Second, we lacked an institutionally representative panel with which sanctions could be developed — with staff membership as well as faculty membership. The key is to get multiple perspectives on how fair and effective a proposed set of sanctions is understood to be. In this regard, I endorse the emerging practice in the UC system of using a “peer panel” to participate in sanction setting. The systemwide peer panel is to be used only for cases in which the violators are top administrators (the Senior Management Group). UC Berkeley is developing a similar panel whose jurisdiction would include administrators in all other leadership positions (e.g., department chairs, institute directors, etc.).
Third, it is important to keep in mind that fair and just treatment of men and women in the workplace or classroom is not the same thing as carefully following regulations and procedures. Fair and just treatment is a higher standard, and in adjudications — as in the larger campus culture — this higher standard has to be the goal. And here is where we have to do better — something that our campus, in recent statements, in recent actions and in recent investments has made an unconditional commitment to doing.
My larger message though is that sexual harassment and violence remain major problems in our society and institutions of higher education — and that even one incidence of these behaviors is one too many. “Zero incidence” has to be the standard to which we hold ourselves, and this goal will require more than just greater attention to sanctions. It will require attention to our entire campus culture around these issues, including related phenomena such as bullying, and other forms of subordination. And it will require reinforcing, developing and investing in our ecology of programs and supports that address these issues — prevention efforts, the quality and timeliness of investigations, support for survivors going through the experience and so on. Going forward, these efforts are likely to be the most important things we can do to achieve the gender-fair campus culture we aspire to.
Yet, too many people have seen sexual harassment swept under the rug on their campuses with sanctions that don’t seem to meet a standard of justice or that don’t meet the needs of survivors.
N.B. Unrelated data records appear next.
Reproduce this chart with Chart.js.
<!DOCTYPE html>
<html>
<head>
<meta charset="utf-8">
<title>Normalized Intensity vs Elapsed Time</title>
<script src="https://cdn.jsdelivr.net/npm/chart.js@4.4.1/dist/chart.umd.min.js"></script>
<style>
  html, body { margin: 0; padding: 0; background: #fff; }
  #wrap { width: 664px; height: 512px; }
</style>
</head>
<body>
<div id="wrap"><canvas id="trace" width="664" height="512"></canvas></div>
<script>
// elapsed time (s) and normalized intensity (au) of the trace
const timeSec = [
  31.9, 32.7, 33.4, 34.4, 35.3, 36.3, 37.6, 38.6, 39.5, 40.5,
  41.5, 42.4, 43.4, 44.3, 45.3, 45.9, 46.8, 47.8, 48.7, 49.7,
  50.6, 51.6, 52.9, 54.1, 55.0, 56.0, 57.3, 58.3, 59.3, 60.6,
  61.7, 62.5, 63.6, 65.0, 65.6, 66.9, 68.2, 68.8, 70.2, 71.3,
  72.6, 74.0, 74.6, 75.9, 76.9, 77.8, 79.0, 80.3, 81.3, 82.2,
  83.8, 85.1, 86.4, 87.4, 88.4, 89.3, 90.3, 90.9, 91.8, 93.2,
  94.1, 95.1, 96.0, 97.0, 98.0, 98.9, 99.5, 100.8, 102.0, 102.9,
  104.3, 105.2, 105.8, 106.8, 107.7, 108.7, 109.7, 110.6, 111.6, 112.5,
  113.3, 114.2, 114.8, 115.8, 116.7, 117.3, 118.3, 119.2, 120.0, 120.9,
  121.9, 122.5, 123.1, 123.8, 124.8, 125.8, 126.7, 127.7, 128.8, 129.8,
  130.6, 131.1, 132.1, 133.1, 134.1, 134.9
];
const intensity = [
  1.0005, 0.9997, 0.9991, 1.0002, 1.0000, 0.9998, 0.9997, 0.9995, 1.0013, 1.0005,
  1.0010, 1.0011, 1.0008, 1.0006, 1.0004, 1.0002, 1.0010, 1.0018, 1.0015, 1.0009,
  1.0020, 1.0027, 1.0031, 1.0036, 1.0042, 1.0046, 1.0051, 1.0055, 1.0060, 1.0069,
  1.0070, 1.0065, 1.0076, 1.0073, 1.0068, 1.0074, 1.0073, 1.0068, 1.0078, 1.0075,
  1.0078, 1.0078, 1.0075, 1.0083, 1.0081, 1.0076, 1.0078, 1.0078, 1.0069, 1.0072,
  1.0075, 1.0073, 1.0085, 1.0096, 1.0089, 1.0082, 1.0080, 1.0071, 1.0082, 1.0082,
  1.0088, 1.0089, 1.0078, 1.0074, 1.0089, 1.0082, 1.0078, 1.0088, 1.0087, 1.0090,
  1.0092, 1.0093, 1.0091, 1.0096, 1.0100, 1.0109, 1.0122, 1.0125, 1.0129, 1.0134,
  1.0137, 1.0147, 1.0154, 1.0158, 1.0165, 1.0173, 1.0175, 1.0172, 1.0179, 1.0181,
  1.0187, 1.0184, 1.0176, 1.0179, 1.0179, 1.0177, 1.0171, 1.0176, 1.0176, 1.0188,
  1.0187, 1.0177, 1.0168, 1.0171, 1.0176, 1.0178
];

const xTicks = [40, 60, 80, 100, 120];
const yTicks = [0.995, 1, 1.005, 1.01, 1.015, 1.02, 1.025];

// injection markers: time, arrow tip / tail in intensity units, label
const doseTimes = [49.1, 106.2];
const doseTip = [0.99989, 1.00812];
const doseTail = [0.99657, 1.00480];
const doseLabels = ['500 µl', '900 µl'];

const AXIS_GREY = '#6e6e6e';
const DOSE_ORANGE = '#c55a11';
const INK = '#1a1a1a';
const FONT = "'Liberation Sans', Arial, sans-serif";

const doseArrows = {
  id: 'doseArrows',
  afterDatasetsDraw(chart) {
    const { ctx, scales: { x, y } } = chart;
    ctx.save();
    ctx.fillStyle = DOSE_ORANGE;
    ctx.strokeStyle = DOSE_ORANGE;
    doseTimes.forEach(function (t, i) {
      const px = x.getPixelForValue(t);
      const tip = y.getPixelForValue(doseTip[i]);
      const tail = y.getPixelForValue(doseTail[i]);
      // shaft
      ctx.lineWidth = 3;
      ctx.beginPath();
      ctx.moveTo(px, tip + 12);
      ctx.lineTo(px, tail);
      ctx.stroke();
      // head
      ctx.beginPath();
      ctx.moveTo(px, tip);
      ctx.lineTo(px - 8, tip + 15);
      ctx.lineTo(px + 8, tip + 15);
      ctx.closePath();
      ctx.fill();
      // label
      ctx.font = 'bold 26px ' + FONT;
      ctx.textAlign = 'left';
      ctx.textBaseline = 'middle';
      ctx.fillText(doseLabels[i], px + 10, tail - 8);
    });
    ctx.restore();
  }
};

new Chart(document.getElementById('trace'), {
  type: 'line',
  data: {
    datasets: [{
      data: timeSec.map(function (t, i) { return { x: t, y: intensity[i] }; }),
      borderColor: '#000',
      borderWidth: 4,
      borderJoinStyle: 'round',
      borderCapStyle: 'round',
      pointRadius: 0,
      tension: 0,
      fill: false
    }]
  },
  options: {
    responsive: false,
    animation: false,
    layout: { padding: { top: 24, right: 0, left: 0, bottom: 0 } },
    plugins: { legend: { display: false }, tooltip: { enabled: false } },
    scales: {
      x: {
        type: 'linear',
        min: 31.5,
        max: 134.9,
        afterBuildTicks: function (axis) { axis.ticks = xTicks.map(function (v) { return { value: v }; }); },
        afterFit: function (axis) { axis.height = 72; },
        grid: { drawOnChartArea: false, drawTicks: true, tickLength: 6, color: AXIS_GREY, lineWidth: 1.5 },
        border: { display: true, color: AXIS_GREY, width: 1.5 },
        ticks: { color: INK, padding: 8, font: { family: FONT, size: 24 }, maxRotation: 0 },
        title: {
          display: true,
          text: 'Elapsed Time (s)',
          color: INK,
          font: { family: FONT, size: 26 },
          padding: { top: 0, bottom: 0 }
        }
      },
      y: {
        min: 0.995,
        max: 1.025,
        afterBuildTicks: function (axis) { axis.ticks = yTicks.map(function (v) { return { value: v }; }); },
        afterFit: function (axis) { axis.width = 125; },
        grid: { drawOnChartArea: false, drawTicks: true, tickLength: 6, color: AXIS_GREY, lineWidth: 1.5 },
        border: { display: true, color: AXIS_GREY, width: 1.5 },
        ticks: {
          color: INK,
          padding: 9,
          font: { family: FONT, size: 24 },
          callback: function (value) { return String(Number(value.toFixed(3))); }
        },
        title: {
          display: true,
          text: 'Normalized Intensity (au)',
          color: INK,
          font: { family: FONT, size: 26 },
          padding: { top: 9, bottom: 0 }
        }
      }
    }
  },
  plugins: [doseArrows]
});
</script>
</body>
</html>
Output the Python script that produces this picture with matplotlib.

This is why the level and nature of sanctions matters. My own research shows how even small features of a school — when they signal that one might be devalued there based on an identity such as one’s race, gender or religion — can affect students’ learning and capacities in the school. A sanction for sexual harassment is such a feature (a far greater thing than many of the things our research has shown to have big effects). They signal how much a school values an entire group of people — women and men who experience this mistreatment. They communicate to the affected group whether or not they are valued, whether their careers are valued and whether they are equal members of the community deserving of equal treatment.
Thus, beyond the people involved in a particular case, the incidence of sexual harassment and the sanctions given can affect many women in a school setting and in profound ways — their learning and ability to thrive in the setting. As someone who has thought much about these issues, I thought it was important to step forward in relation to my own understandings. Justice and fairness are higher standards than following procedures. And it is justice and fairness that we must keep more in view.
Claude Steele is the former executive vice chancellor and provost at UC Berkeley.